Cheng told the Australian Financial Review that “if the mood is going from bad to worse,” Chinese tourists might rethink travelling to Australia, parents might reconsider sending their children to Australia to study, and consumers might rethink drinking Australian wine or eating Australian beef.
Birmingham said the ambassador’s comments “essentially were threats of coercion,” while the embassy’s subsequent list of “claimed grievances” contained the “types of things that any country rightly does in terms of providing for rules around foreign investment to make sure it’s in the national interest, rules to protect critical infrastructure and security provisions in nations.”

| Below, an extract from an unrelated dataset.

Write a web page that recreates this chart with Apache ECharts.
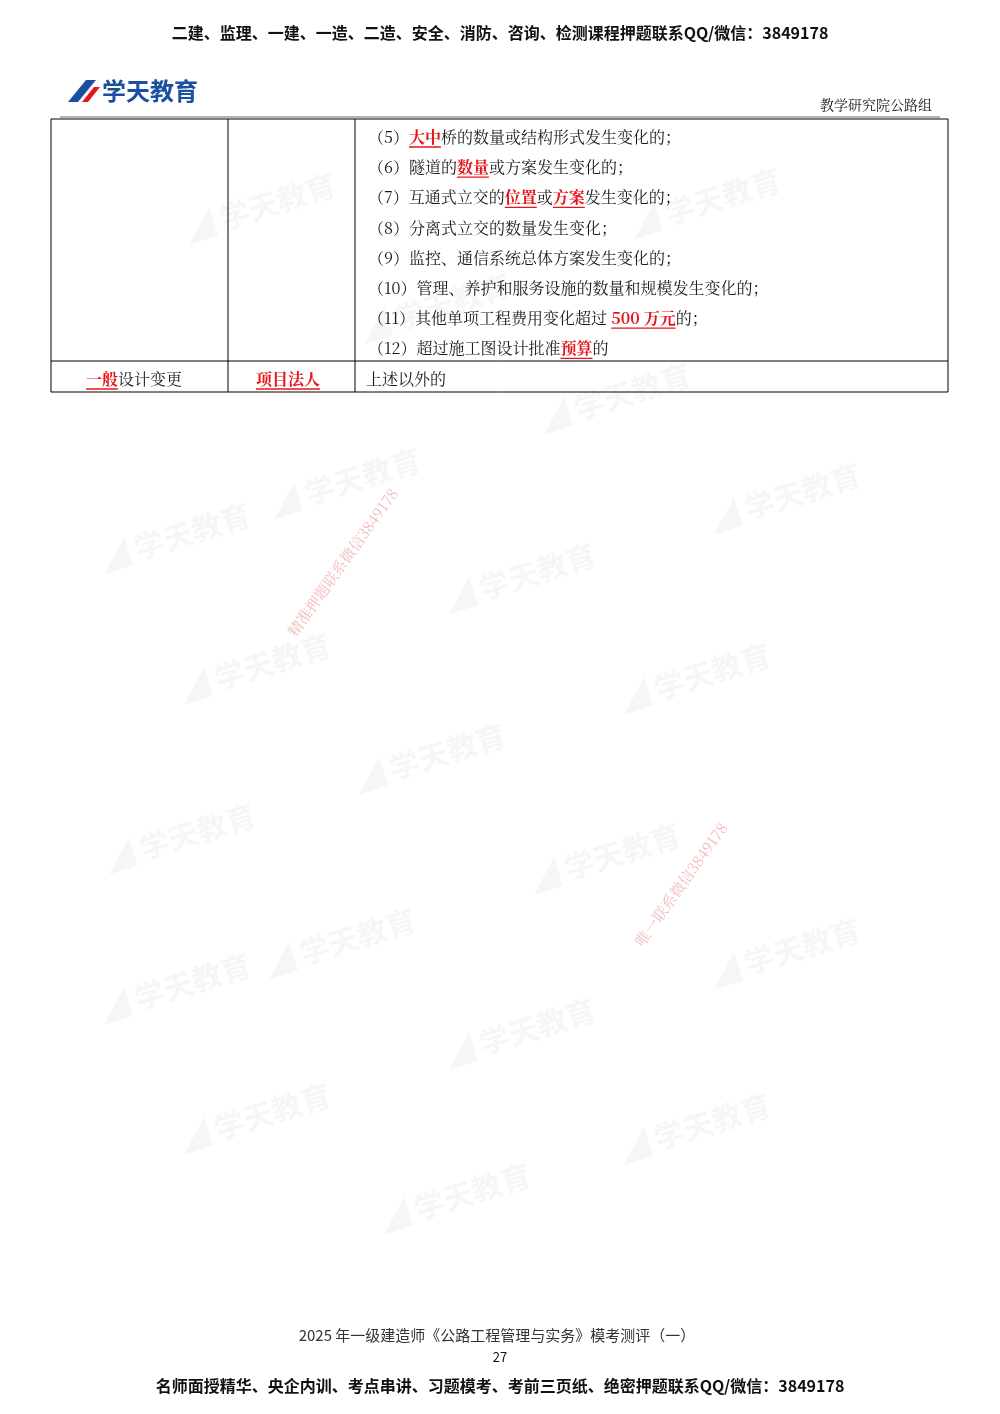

When asked why some Asian nations — including those with territorial disputes with China — could maintain workable relations and yet Australia’s relationship had deteriorated so much, Birmingham said it was something for Beijing to explain.
“In many ways you’re asking a question that is a question for Chinese authorities as to why they may have chosen to seemingly single out Australia in some way for commentary and/or action in different ways,” he said.
Birmingham said there were a number of areas in which China and Australia could continue to successfully cooperate in their mutual interest, particularly at a time when the global economic recovery is so crucial.
He said the Australian government was “so deeply concerned at the fact that the number of regulatory interventions China has taken this year that seem to have disrupted the flow of trade do then undermine that economic cooperation.”